Fitch shaves Macquarie Bank rating

by Ben Abbott13 Mar 2012

Fitch Ratings has downgraded Macquarie Group after a global review of banking institutions.

The ratings house said that Macquarie Group has exposure to a number of market-oriented businesses, and that uncertain global economic conditions and increased regulation meant absolute returns would remain subdued compared with pre-2008 levels.

In addition, Fitch said Macquarie relied more heavily on wholesale funding more than its peers, a source of funding that has become increasingly volatile due to swings in investor confidence.

"Although MGL manages this exposure well, with a conservative liquidity policy and limited use of short-term wholesale funding, in Fitch's view this reliance, when combined with a more volatile earnings profile relative to that of commercial banks, is better reflected at the new rating levels," Fitch said.

Fitch dropped the 'long-term issuer default' rating of Macquarie Group and its subsidiaries, including Macquarie Bank, by one notch.
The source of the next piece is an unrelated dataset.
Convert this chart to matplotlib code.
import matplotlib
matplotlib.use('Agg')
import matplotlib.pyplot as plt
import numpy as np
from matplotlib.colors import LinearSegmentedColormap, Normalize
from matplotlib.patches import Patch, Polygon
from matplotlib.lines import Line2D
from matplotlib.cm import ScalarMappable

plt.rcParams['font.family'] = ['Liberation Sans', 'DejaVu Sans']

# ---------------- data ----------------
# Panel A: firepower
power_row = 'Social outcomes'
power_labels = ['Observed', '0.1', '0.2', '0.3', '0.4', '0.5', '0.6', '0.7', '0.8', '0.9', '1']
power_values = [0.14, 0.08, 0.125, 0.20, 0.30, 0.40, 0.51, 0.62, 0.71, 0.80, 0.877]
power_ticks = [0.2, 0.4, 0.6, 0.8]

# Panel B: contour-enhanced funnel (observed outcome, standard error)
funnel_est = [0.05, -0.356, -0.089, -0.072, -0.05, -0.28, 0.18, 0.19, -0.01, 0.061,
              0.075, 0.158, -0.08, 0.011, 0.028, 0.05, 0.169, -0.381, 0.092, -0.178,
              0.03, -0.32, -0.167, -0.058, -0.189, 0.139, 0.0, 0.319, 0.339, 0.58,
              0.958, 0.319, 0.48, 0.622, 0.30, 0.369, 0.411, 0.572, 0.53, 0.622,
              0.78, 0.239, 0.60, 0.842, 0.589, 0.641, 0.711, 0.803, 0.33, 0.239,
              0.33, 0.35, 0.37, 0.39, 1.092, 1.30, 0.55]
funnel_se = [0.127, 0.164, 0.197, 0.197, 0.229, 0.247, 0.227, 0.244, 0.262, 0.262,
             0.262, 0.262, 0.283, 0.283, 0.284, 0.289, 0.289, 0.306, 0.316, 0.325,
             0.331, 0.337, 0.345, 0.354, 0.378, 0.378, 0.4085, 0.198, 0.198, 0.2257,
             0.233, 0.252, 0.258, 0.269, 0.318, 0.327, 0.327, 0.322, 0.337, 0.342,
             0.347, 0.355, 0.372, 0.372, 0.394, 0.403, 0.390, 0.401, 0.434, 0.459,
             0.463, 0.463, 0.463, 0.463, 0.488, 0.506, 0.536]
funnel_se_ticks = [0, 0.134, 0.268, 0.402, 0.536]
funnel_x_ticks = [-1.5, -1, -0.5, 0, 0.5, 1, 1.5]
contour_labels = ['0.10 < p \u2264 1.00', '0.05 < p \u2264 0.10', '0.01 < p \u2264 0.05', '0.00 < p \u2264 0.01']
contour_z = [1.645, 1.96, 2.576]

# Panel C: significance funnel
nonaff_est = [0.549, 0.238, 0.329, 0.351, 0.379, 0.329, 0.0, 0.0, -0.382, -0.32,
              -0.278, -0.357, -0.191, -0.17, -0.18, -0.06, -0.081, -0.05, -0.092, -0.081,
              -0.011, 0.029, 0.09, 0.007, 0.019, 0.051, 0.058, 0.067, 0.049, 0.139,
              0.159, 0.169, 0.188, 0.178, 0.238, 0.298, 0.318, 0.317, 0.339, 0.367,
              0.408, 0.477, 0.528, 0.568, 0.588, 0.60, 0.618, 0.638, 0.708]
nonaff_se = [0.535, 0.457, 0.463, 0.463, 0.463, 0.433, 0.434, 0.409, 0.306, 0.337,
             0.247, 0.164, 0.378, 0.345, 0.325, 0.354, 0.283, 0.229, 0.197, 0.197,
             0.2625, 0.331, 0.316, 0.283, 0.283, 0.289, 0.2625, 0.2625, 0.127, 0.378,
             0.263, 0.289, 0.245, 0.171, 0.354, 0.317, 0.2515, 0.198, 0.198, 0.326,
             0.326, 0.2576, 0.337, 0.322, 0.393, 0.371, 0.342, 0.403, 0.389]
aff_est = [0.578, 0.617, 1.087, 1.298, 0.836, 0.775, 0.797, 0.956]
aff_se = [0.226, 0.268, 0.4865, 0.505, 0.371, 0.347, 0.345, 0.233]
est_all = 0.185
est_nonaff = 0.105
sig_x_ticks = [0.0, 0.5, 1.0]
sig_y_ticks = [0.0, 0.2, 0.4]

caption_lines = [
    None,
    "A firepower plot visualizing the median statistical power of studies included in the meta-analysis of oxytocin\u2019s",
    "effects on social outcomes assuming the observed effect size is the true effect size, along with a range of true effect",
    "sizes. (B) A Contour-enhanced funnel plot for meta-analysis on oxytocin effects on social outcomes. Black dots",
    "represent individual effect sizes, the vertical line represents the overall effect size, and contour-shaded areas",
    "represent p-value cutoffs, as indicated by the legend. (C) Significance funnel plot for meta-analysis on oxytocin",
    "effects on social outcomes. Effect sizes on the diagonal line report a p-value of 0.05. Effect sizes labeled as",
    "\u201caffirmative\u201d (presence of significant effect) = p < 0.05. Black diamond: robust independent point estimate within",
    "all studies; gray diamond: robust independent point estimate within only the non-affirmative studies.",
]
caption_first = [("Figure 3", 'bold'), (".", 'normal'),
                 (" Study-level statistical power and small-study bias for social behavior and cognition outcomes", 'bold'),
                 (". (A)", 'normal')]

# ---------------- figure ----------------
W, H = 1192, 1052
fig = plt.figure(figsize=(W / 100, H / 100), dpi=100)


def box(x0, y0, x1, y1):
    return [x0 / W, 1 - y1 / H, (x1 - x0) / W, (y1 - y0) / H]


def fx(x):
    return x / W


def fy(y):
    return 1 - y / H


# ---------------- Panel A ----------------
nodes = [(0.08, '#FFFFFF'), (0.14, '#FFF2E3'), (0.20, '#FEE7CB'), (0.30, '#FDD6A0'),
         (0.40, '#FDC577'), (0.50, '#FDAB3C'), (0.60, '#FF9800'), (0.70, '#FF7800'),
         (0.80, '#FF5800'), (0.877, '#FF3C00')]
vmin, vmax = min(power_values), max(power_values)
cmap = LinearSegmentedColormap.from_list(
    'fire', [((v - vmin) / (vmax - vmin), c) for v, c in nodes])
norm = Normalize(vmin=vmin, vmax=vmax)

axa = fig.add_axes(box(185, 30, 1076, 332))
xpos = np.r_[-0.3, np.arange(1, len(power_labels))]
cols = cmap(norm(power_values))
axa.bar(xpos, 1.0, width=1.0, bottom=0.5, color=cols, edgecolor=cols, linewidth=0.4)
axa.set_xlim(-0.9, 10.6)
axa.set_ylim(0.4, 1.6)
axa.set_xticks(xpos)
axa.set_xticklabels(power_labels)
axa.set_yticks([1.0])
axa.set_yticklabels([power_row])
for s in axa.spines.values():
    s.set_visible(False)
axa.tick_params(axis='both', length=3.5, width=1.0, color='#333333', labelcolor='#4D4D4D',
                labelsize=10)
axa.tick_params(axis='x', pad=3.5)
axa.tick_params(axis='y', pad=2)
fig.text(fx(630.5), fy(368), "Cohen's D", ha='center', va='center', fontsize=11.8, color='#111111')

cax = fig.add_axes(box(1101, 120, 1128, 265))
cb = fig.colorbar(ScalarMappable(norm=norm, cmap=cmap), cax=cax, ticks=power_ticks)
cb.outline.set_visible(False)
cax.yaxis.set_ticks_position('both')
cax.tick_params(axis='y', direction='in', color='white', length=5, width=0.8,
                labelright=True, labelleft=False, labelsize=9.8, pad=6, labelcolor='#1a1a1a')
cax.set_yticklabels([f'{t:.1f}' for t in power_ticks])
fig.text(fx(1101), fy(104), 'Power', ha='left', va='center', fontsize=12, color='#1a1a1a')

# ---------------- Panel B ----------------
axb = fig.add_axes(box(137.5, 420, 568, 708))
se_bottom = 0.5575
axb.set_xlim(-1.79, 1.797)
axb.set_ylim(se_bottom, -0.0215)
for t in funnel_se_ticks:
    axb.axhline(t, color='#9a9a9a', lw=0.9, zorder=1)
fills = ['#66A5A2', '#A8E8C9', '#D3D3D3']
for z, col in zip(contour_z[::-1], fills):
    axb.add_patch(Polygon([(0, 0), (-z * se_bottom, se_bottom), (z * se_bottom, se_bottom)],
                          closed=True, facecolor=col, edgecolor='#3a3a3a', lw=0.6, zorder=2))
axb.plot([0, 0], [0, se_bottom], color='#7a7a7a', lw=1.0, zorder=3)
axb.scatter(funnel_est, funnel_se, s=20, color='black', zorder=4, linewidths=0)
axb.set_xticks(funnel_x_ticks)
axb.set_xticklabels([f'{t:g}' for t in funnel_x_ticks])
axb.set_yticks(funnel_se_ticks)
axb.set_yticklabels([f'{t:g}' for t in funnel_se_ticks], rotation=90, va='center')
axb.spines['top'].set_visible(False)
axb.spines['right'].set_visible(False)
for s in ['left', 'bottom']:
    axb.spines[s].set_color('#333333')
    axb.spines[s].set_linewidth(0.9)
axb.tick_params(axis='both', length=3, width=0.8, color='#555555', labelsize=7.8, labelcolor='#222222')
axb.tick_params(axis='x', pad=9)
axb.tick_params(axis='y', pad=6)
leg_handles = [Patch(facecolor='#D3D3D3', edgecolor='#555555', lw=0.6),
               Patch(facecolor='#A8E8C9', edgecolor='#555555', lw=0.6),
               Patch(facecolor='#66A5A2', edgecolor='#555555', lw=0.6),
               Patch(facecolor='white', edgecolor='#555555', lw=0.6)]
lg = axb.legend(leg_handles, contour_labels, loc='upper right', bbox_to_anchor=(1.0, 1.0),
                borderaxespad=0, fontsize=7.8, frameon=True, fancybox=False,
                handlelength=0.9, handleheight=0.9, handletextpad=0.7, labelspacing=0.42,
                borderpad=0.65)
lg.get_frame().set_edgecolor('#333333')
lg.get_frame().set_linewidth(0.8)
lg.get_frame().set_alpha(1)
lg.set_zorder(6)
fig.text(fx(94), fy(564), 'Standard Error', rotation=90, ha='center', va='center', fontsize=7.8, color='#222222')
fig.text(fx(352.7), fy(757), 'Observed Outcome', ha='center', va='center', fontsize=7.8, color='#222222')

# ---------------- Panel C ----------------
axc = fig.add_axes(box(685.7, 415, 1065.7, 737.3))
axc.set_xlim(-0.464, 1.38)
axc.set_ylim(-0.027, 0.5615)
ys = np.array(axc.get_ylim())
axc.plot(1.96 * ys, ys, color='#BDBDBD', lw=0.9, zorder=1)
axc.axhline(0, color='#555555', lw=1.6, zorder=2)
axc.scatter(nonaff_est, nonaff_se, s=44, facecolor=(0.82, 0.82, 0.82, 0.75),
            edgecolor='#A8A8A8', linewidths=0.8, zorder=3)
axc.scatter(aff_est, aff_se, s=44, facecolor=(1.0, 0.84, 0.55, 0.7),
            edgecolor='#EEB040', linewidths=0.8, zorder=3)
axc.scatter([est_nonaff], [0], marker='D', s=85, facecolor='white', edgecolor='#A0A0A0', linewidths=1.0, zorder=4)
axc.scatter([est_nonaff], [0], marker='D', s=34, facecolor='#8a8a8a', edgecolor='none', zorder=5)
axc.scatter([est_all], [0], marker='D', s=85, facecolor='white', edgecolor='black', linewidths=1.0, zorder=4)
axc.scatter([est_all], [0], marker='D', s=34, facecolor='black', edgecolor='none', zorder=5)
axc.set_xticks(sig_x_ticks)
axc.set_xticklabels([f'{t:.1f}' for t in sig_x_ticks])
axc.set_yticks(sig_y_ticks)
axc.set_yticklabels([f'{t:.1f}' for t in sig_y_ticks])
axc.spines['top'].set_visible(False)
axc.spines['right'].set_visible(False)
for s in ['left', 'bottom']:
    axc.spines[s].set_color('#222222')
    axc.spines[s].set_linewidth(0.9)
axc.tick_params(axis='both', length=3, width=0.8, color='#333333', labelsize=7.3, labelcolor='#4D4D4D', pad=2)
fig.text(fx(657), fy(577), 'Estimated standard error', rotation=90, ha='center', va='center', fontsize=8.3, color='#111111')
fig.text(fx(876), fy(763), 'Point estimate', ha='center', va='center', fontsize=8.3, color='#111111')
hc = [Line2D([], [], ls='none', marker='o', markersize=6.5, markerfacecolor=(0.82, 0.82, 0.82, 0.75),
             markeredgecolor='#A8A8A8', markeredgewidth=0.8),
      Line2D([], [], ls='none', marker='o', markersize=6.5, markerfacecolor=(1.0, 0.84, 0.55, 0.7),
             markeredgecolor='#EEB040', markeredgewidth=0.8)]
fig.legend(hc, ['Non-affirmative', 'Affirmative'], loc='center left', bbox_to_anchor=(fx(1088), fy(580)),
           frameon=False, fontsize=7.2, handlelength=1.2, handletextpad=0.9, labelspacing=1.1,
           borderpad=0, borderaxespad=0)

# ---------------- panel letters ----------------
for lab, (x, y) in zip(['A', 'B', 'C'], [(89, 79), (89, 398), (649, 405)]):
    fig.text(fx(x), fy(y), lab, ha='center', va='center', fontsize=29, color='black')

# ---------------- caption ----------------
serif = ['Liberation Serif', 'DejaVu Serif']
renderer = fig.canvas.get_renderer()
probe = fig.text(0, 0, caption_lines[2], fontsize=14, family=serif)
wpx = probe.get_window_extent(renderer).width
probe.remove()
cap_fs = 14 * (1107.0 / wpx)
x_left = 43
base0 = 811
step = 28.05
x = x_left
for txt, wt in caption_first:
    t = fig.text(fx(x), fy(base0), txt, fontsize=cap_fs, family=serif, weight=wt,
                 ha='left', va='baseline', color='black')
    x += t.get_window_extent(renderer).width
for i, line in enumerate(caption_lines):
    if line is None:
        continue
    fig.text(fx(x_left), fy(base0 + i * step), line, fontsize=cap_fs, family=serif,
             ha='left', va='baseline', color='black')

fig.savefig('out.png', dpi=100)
However, a rating watch negative that had been placed on MGL was removed, with Fitch replacing this with a 'stable outlook for long-term IDRs.
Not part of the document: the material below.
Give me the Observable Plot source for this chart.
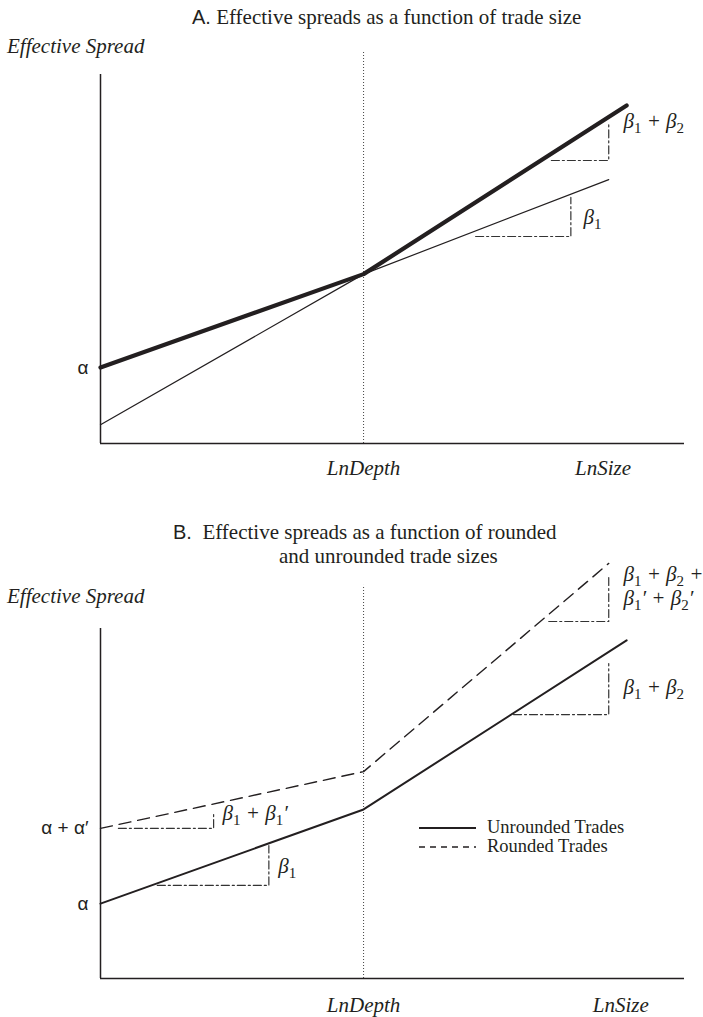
<!DOCTYPE html>
<html><head><meta charset="utf-8">
<script src="https://cdn.jsdelivr.net/npm/d3@7"></script>
<script src="https://cdn.jsdelivr.net/npm/@observablehq/plot@0.6"></script>
<style>
body{margin:0;background:#fff;}
#wrap{position:relative;width:703px;height:1017px;font-family:"Liberation Serif","Times New Roman",serif;color:#231f20;overflow:hidden;}
.t{position:absolute;font-size:21px;line-height:24px;white-space:nowrap;}
.sans{font-family:"Liberation Sans",Arial,sans-serif;font-size:20px;}
.it{font-style:italic;}
.panel{position:absolute;left:0;}
.leg{position:absolute;left:419px;top:818px;font-size:18.5px;line-height:19px;}
.leg div{display:flex;align-items:center;white-space:nowrap;}
.leg svg{margin-right:11px;}
</style></head><body>
<div id="wrap">
  <div class="t" style="left:192px;top:5px;"><span class="sans">A.</span> Effective spreads as a function of trade size</div>
  <div class="t it" style="left:7px;top:34px;">Effective Spread</div>
  <div class="t" style="left:173px;top:520px;"><span class="sans">B.</span>&nbsp; Effective spreads as a function of rounded</div>
  <div class="t" style="left:279px;top:544px;">and unrounded trade sizes</div>
  <div class="t it" style="left:7px;top:584px;">Effective Spread</div>
  <div id="A" class="panel" style="top:0px;"></div>
  <div id="B" class="panel" style="top:500px;"></div>
  <div class="leg" id="legend"></div>
</div>
<script>
// ---------- Panel A data ----------
const xTicksA = [{x: 5, label: "LnDepth"}, {x: 9.55, label: "LnSize"}];
const yTicksA = [{y: 2.06, label: "α"}];
const depthA = [5];
const thinA  = [{x: 0, y: 0.51}, {x: 5, y: 4.59}, {x: 9.66, y: 7.15}];
const thickA = [{x: 0, y: 2.06}, {x: 5, y: 4.59}, {x: 10, y: 9.16}];
const stepsA = [
  [{x: 8.57, y: 7.67}, {x: 9.66, y: 7.67}, {x: 9.66, y: 8.70}],
  [{x: 7.13, y: 5.61}, {x: 8.94, y: 5.61}, {x: 8.94, y: 6.67}]
];
const slopeLabelsA = [
  {x: 9.94, y: 8.72, label: "β₁ + β₂"},
  {x: 9.18, y: 6.12, label: "β₁"}
];

// ---------- Panel B data ----------
const xTicksB = [{x: 5, label: "LnDepth"}, {x: 9.89, label: "LnSize"}];
const yTicksB = [{y: 2.14, label: "α"}, {y: 4.29, label: "α + α′"}];
const depthB = [5];
const unrounded = [{x: 0, y: 2.14}, {x: 5, y: 4.83}, {x: 10, y: 9.66}];
const rounded   = [{x: 0, y: 4.29}, {x: 5, y: 5.91}, {x: 9.66, y: 11.86}];
const stepsB = [
  [{x: 0.34, y: 4.29}, {x: 2.15, y: 4.29}, {x: 2.15, y: 4.71}],
  [{x: 1.08, y: 2.66}, {x: 3.20, y: 2.66}, {x: 3.20, y: 3.80}],
  [{x: 8.52, y: 10.2}, {x: 9.66, y: 10.2}, {x: 9.66, y: 11.51}],
  [{x: 7.85, y: 7.54}, {x: 9.66, y: 7.54}, {x: 9.66, y: 9.00}]
];
const slopeLabelsB = [
  {x: 9.94, y: 11.56, label: "β₁ + β₂ +"},
  {x: 9.94, y: 10.86, label: "β₁′ + β₂′"},
  {x: 9.94, y: 8.31, label: "β₁ + β₂"},
  {x: 2.32, y: 4.71, label: "β₁ + β₁′"},
  {x: 3.38, y: 3.20, label: "β₁"}
];
const legendItems = [
  {label: "Unrounded Trades", dash: null},
  {label: "Rounded Trades", dash: "6,5"}
];

const INK = "#231f20";
const SERIF = "Liberation Serif, Times New Roman, serif";
const SANS = "Liberation Sans, Arial, sans-serif";
const flat = segs => segs.flatMap((s, i) => s.map(p => ({...p, k: i})));

function richify(root) {
  root.querySelectorAll("text").forEach(t => {
    const s = t.textContent;
    if (!/[₁₂]/.test(s)) return;
    while (t.firstChild) t.removeChild(t.firstChild);
    let off = 0;
    for (const p of s.split(/([₁₂])/)) {
      if (!p) continue;
      const ts = document.createElementNS("http://www.w3.org/2000/svg", "tspan");
      if (p === "₁" || p === "₂") {
        ts.textContent = p === "₁" ? "1" : "2";
        ts.setAttribute("font-size", "15");
        ts.setAttribute("font-style", "normal");
        ts.setAttribute("dy", String(5 - off)); off = 5;
      } else {
        ts.textContent = p;
        ts.setAttribute("dy", String(0 - off)); off = 0;
      }
      t.appendChild(ts);
    }
  });
}

function panel({height, yRange, yMax, depth, depthTop, xTicks, yTicks, marks, labels, dyTick}) {
  const svg = Plot.plot({
    width: 703, height,
    x: {domain: [0, 11.1], range: [100, 684], axis: null},
    y: {domain: [0, yMax], range: yRange, axis: null},
    style: {background: "transparent", overflow: "visible"},
    marks: [
      Plot.ruleX(depth, {y1: 0, y2: depthTop, stroke: "#444", strokeWidth: 1, strokeDasharray: "1,2"}),
      Plot.ruleX([0], {y1: 0, y2: yMax, stroke: INK, strokeWidth: 1.5}),
      Plot.ruleY([0], {x1: 0, x2: 11.1, stroke: INK, strokeWidth: 1.6}),
      ...marks,
      Plot.text(xTicks, {x: "x", y: 0, text: "label", dy: dyTick, fontSize: 21, fontStyle: "italic", fontFamily: SERIF, fill: INK}),
      Plot.text(yTicks, {x: 0, y: "y", text: "label", dx: -12, textAnchor: "end", fontSize: 19, fontFamily: SANS, fill: INK}),
      Plot.text(labels, {x: "x", y: "y", text: "label", textAnchor: "start", fontSize: 21, fontStyle: "italic", fontFamily: SERIF, fill: INK})
    ]
  });
  richify(svg);
  return svg;
}

const dashDot = {stroke: "#333", strokeWidth: 1.2, strokeDasharray: "8,3,2,3"};

document.getElementById("A").appendChild(panel({
  height: 500, yRange: [443, 74], yMax: 10, depth: depthA, depthTop: 10.6, dyTick: 25,
  xTicks: xTicksA, yTicks: yTicksA, labels: slopeLabelsA,
  marks: [
    Plot.line(flat(stepsA), {x: "x", y: "y", z: "k", ...dashDot}),
    Plot.line(thinA, {x: "x", y: "y", stroke: INK, strokeWidth: 1.2}),
    Plot.line(thickA, {x: "x", y: "y", stroke: INK, strokeWidth: 4.2})
  ]
}));

document.getElementById("B").appendChild(panel({
  height: 517, yRange: [478, 128], yMax: 10, depth: depthB, depthTop: 11.23, dyTick: 27,
  xTicks: xTicksB, yTicks: yTicksB, labels: slopeLabelsB,
  marks: [
    Plot.line(flat(stepsB), {x: "x", y: "y", z: "k", ...dashDot}),
    Plot.line(rounded, {x: "x", y: "y", stroke: INK, strokeWidth: 1.4, strokeDasharray: "12,7"}),
    Plot.line(unrounded, {x: "x", y: "y", stroke: INK, strokeWidth: 2})
  ]
}));

const leg = document.getElementById("legend");
for (const it of legendItems) {
  const row = document.createElement("div");
  const sw = d3.create("svg").attr("width", 57).attr("height", 10);
  sw.append("line").attr("x1", 0).attr("x2", 57).attr("y1", 5).attr("y2", 5)
    .attr("stroke", INK).attr("stroke-width", it.dash ? 1.3 : 1.8)
    .attr("stroke-dasharray", it.dash);
  row.appendChild(sw.node());
  const sp = document.createElement("span");
  sp.textContent = it.label;
  row.appendChild(sp);
  leg.appendChild(row);
}
</script>
</body></html>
Fitch acknowledged mitigating factors in its decision, including Macquarie's market-oriented businesses being client focused with only modest trading exposures, being proactive in addressing a changing landscape through exiting a number of businesses, as well as increasing capital efficiency.

The global review of banking institutions was prompted by the challenges facing financial institutions globally, in particular those that are more exposed to market- oriented income.